Cernées par la brume, de minuscules baraques colorées se détachent d’un paysage lagunaire d’une grande beauté. Cet étrange camping flottant et poétique, rendez-vous des pêcheurs de la région, va servir de terre d’accueil aux pulsions mortifères et sexuelles d’un homme et d’une femme. Elle, Hee-jin, est la gardienne mutique des lieux (elle ne prononcera pas un mot de tout le film), une « femme à tout faire » qui fait office de batelière, épicière et prostituée à l’occasion. Lui, Hyun-shik, recherché pour meurtre, s’est réfugié dans l’un des îlots pour mettre fin à ses jours. Entre les deux naît une violente relation, un mélange d’attraction morbide et de domination sadique, placée sous le double signe du sexe et du sang.
Immense trou noir où s’engloutissent tous les genres (fantastique, burlesque, érotique) et toutes les analyses possibles, L’Ile est une espèce d’orifice aqueux -Le Sexe Féminin- où règne une déesse maléfique. Fascinant et repoussant (certaines scènes sont à la limite du supportable, en particulier celle où Hee-jin s’introduit un « bouquet de hameçons » dans le vagin), ce territoire peut s’aborder de multiples façons mais en aucun cas il ne faut l’accoster avec une grille d’analyse cartésienne prémâchée. Car Kim Ki-duk a choisi de montrer un royaume d’orifices et de trous dont les fonctionnalités se mêlent et se brouillent. Une trappe sert tour à tour de poubelle, de chiottes, de cachette. Un vagin incrusté de hameçons renvoie à la bouche du poisson et surtout l’eau, paradoxal lieu de vie et de mort, accueille cadavres et déchets de toutes sortes (excréments, urine, etc.). Un univers aux confins de la terre et de l’eau où se rejoignent hommes et poissons liés par un destin commun. La métaphore est transparente -Hee-jin et Hyun-shik se repêchent littéralement grâce aux hameçons fichés dans la bouche de l’un et le sexe de l’autre-, un tantinet appuyée, mais d’une grande force évocatrice sur un être humain réduit à une suite de pulsions animales.
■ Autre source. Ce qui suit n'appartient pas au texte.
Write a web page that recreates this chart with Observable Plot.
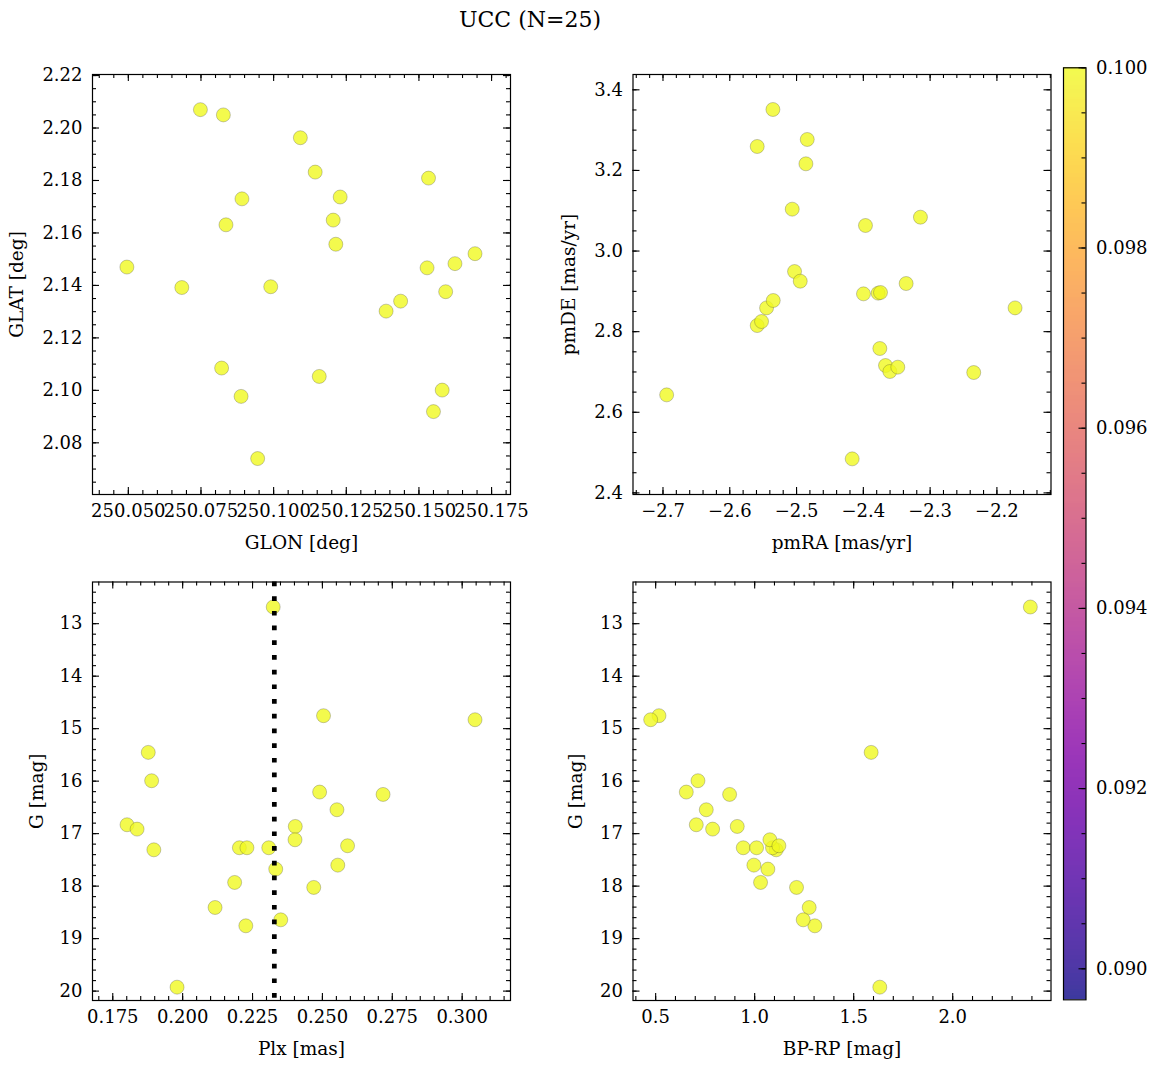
<!DOCTYPE html>
<html>
<head>
<meta charset="utf-8">
<script src="https://cdn.jsdelivr.net/npm/d3@7"></script>
<script src="https://cdn.jsdelivr.net/npm/@observablehq/plot@0.6"></script>
<style>
  html, body { margin: 0; padding: 0; background: #fff; }
  #fig { position: relative; width: 1160px; height: 1067px; background: #fff; font-family: "DejaVu Serif", serif; overflow: hidden; }
  #fig svg { position: absolute; left: 0; top: 0; }
  #fig svg, #fig svg text, #fig svg g { font-family: "DejaVu Serif", serif !important; font-variant: normal !important; }
  #title { position: absolute; left: 0; top: 8.7px; width: 1060px; text-align: center; font-size: 22px; line-height: 22px; color: #000; }
</style>
</head>
<body>
<div id="fig"><div id="title">UCC (N=25)</div></div>
<script>
// ---------------- data ----------------
// Panel 1: galactic coordinates
const glon = [250.0495, 250.0684, 250.0748, 250.0827, 250.0836, 250.0821, 250.0891, 250.0888, 250.0945, 250.0990,
              250.1092, 250.1143, 250.1157, 250.1205, 250.1229, 250.1214, 250.1387, 250.1437, 250.1533, 250.1528,
              250.1550, 250.1580, 250.1592, 250.1624, 250.1693];
const glat = [2.1470, 2.1392, 2.2070, 2.2050, 2.1631, 2.1085, 2.1730, 2.0977, 2.0740, 2.1395,
              2.1963, 2.1832, 2.1053, 2.1649, 2.1737, 2.1557, 2.1302, 2.1340, 2.1809, 2.1467,
              2.0919, 2.1001, 2.1376, 2.1483, 2.1521];
// Panel 2: proper motions
const pmra = [-2.6945, -2.5589, -2.5589, -2.5524, -2.5449, -2.5349, -2.5354, -2.5065, -2.5030, -2.4945,
              -2.4860, -2.4840, -2.4167, -2.3998, -2.3968, -2.3778, -2.3743, -2.3753, -2.3668, -2.3603,
              -2.3484, -2.3359, -2.3145, -2.2347, -2.1728];
const pmde = [2.6432, 3.2594, 2.8152, 2.8252, 2.8590, 2.8773, 3.3512, 3.1039, 2.9492, 2.9252,
              3.2164, 3.2768, 2.4844, 2.8938, 3.0634, 2.8955, 2.8971, 2.7582, 2.7160, 2.7011,
              2.7119, 2.9194, 3.0840, 2.6986, 2.8590];
// Panels 3 & 4: parallax, G magnitude, colour (same stars)
const plx  = [0.1801, 0.1837, 0.1877, 0.1889, 0.1897, 0.1980, 0.2116, 0.2186, 0.2203, 0.2230,
              0.2226, 0.2308, 0.2324, 0.2333, 0.2351, 0.2403, 0.2402, 0.2469, 0.2490, 0.2504,
              0.2552, 0.2555, 0.2590, 0.2717, 0.3046];
const gmag = [16.831, 16.914, 15.452, 15.992, 17.308, 19.925, 18.407, 17.930, 17.269, 17.269,
              18.756, 17.269, 12.682, 17.676, 18.642, 16.863, 17.117, 18.025, 16.208, 14.753,
              16.545, 17.600, 17.231, 16.253, 14.830];
const bprp = [0.7052, 0.7876, 1.5881, 0.7136, 1.1088, 1.6318, 1.2753, 1.0297, 0.9423, 1.0096,
              1.3039, 1.0900, 2.3920, 1.0667, 1.2450, 0.9120, 1.0769, 1.2114, 0.6547, 0.5168,
              0.7556, 0.9960, 1.1223, 0.8734, 0.4748];
// colour variable of the members (all equal) and reference parallax line
const memberColorValue = 0.1;
const plxReference = 0.2328;

// tick labels
const glonTicks = [250.050, 250.075, 250.100, 250.125, 250.150, 250.175];
const glatTicks = [2.08, 2.10, 2.12, 2.14, 2.16, 2.18, 2.20, 2.22];
const pmraTicks = [-2.7, -2.6, -2.5, -2.4, -2.3, -2.2];
const pmdeTicks = [2.4, 2.6, 2.8, 3.0, 3.2, 3.4];
const plxTicks  = [0.175, 0.200, 0.225, 0.250, 0.275, 0.300];
const gTicks    = [13, 14, 15, 16, 17, 18, 19, 20];
const bprpTicks = [0.5, 1.0, 1.5, 2.0];
const cbTicks   = [0.090, 0.092, 0.094, 0.096, 0.098, 0.100];
const cbDomain  = [0.089656, 0.100];

// ---------------- helpers ----------------
const W = 1160, H = 1067;
const FONT = "'DejaVu Serif', serif";
const TICK_FONT = 18, LABEL_FONT = 18.5;
const fig = document.getElementById("fig");
const colorScale = {type: "linear", scheme: "plasma", domain: cbDomain};

function minorTicks(domain, step) {
  const [a, b] = d3.extent(domain);
  const out = [];
  for (let k = Math.ceil(a / step - 1e-9); k * step <= b + 1e-12; k++) out.push(+(k * step).toFixed(10));
  return out;
}
function inside(vals, domain) {
  const [a, b] = d3.extent(domain);
  return vals.filter(v => v >= a - 1e-12 && v <= b + 1e-12);
}
function place(svg) {
  svg.style.position = "absolute"; svg.style.left = "0px"; svg.style.top = "0px";
  svg.style.fontFamily = FONT;
  svg.setAttribute("font-family", FONT);
  fig.appendChild(svg);
}

function panel(o) {
  const fw = o.fx1 - o.fx0, fh = o.fy1 - o.fy0;
  const xMaj = inside(o.xTicks, o.xDomain), yMaj = inside(o.yTicks, o.yDomain);
  const xMin = minorTicks(o.xDomain, o.xMinor), yMin = minorTicks(o.yDomain, o.yMinor);
  const tk = {stroke: "#000", strokeWidth: 1.1};
  const marks = [
    ...o.marks,
    Plot.frame({stroke: "#000", strokeWidth: 1.2}),
    Plot.tickX(xMaj, {x: d => d, insetTop: fh - 7, ...tk}),
    Plot.tickX(xMaj, {x: d => d, insetBottom: fh - 7, ...tk}),
    Plot.tickX(xMin, {x: d => d, insetTop: fh - 4, ...tk}),
    Plot.tickX(xMin, {x: d => d, insetBottom: fh - 4, ...tk}),
    Plot.tickY(yMaj, {y: d => d, insetRight: fw - 7, ...tk}),
    Plot.tickY(yMaj, {y: d => d, insetLeft: fw - 7, ...tk}),
    Plot.tickY(yMin, {y: d => d, insetRight: fw - 4, ...tk}),
    Plot.tickY(yMin, {y: d => d, insetLeft: fw - 4, ...tk}),
    Plot.axisX(xMaj, {anchor: "bottom", tickSize: 0, tickPadding: 10, tickFormat: o.xFmt, fontSize: TICK_FONT, fontFamily: FONT, fontVariant: "normal", label: null}),
    Plot.axisY(yMaj, {anchor: "left", tickSize: 0, tickPadding: 10, tickFormat: o.yFmt, fontSize: TICK_FONT, fontFamily: FONT, fontVariant: "normal", label: null}),
    Plot.text([o.xLabel], {frameAnchor: "bottom", dy: 54, text: d => d, lineAnchor: "bottom", fontSize: LABEL_FONT, fontFamily: FONT, fill: "#000"}),
    Plot.text([o.yLabel], {frameAnchor: "left", dx: o.yLabelDx, rotate: -90, text: d => d, lineAnchor: "bottom", textAnchor: "middle", fontSize: LABEL_FONT, fontFamily: FONT, fill: "#000"})
  ];
  const svg = Plot.plot({
    width: W, height: H,
    marginLeft: o.fx0, marginRight: W - o.fx1, marginTop: o.fy0, marginBottom: H - o.fy1,
    x: {domain: o.xDomain},
    y: {domain: o.yDomain},
    color: colorScale,
    style: {background: "transparent", fontFamily: FONT, color: "#000", overflow: "visible"},
    marks
  });
  place(svg);
}

const dotStyle = {r: 7, fill: () => memberColorValue, fillOpacity: 0.8, stroke: "#333", strokeOpacity: 0.45, strokeWidth: 0.6};
const fmt = s => d3.format(s);

// Panel 1
panel({
  fx0: 92, fx1: 510, fy0: 74, fy1: 494,
  xDomain: [250.03767, 250.18151], yDomain: [2.0603, 2.2204],
  xTicks: glonTicks, yTicks: glatTicks, xMinor: 0.005, yMinor: 0.005,
  xFmt: fmt(".3f"), yFmt: fmt(".2f"),
  xLabel: "GLON [deg]", yLabel: "GLAT [deg]", yLabelDx: -69.5,
  marks: [Plot.dot(glon.map((x, i) => ({x, y: glat[i]})), {x: "x", y: "y", ...dotStyle})]
});
// Panel 2
panel({
  fx0: 632.5, fx1: 1050.5, fy0: 74, fy1: 494,
  xDomain: [-2.7449, -2.1190], yDomain: [2.396, 3.438],
  xTicks: pmraTicks, yTicks: pmdeTicks, xMinor: 0.02, yMinor: 0.05,
  xFmt: fmt(".1f"), yFmt: fmt(".1f"),
  xLabel: "pmRA [mas/yr]", yLabel: "pmDE [mas/yr]", yLabelDx: -58,
  marks: [Plot.dot(pmra.map((x, i) => ({x, y: pmde[i]})), {x: "x", y: "y", ...dotStyle})]
});
// Panel 3
panel({
  fx0: 92, fx1: 510, fy0: 581.5, fy1: 1000,
  xDomain: [0.16775, 0.31729], yDomain: [20.179, 12.206],
  xTicks: plxTicks, yTicks: gTicks, xMinor: 0.005, yMinor: 0.2,
  xFmt: fmt(".3f"), yFmt: fmt("d"),
  xLabel: "Plx [mas]", yLabel: "G [mag]", yLabelDx: -50,
  marks: [
    Plot.dot(plx.map((x, i) => ({x, y: gmag[i]})), {x: "x", y: "y", ...dotStyle}),
    Plot.ruleX([plxReference], {stroke: "#000", strokeWidth: 4.7, strokeDasharray: "4.7,10"})
  ]
});
// Panel 4
panel({
  fx0: 632.5, fx1: 1050.5, fy0: 581.5, fy1: 1000,
  xDomain: [0.3856, 2.4963], yDomain: [20.179, 12.206],
  xTicks: bprpTicks, yTicks: gTicks, xMinor: 0.1, yMinor: 0.2,
  xFmt: fmt(".1f"), yFmt: fmt("d"),
  xLabel: "BP-RP [mag]", yLabel: "G [mag]", yLabelDx: -51,
  marks: [Plot.dot(bprp.map((x, i) => ({x, y: gmag[i]})), {x: "x", y: "y", ...dotStyle})]
});

// Colorbar
(function () {
  const fx0 = 1063, fx1 = 1085.5, fy0 = 67.3, fy1 = 999.3;
  const fw = fx1 - fx0;
  const N = 466;
  const step = (cbDomain[1] - cbDomain[0]) / N;
  const slices = d3.range(N).map(i => [cbDomain[0] + i * step, cbDomain[0] + (i + 1) * step]);
  const minor = minorTicks(cbDomain, 0.0005);
  const tk = {stroke: "#000", strokeWidth: 1.1};
  const svg = Plot.plot({
    width: W, height: H,
    marginLeft: fx0, marginRight: W - fx1, marginTop: fy0, marginBottom: H - fy1,
    x: {domain: [0, 1], axis: null},
    y: {domain: cbDomain},
    color: colorScale,
    style: {background: "transparent", fontFamily: FONT, color: "#000", overflow: "visible"},
    marks: [
      Plot.rect(slices, {x1: () => 0, x2: () => 1, y1: d => d[0], y2: d => d[1], fill: d => (d[0] + d[1]) / 2, fillOpacity: 0.8, shapeRendering: "crispEdges"}),
      Plot.frame({stroke: "#000", strokeWidth: 1.2}),
      Plot.tickY(cbTicks, {y: d => d, insetLeft: fw - 7, ...tk}),
      Plot.tickY(minor, {y: d => d, insetLeft: fw - 4, ...tk}),
      Plot.axisY(cbTicks, {anchor: "right", tickSize: 0, tickPadding: 10, tickFormat: fmt(".3f"), fontSize: TICK_FONT, fontFamily: FONT, fontVariant: "normal", label: null})
    ]
  });
  place(svg);
})();
</script>
</body>
</html>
A la fois femme mythique et créature mythologique (son mutisme opaque, les nombreux plans filmés sous l’eau en font une petite sirène d’Andersen en version gore), Hee-jin domine magnifiquement cet intermonde en déesse aquatique et cruelle.
Film d’horreur, fable psychanalytique, L’Ile est un voyage captivant, non dénué de traumatismes, au coeur de l’origine du monde, le sexe de la femme.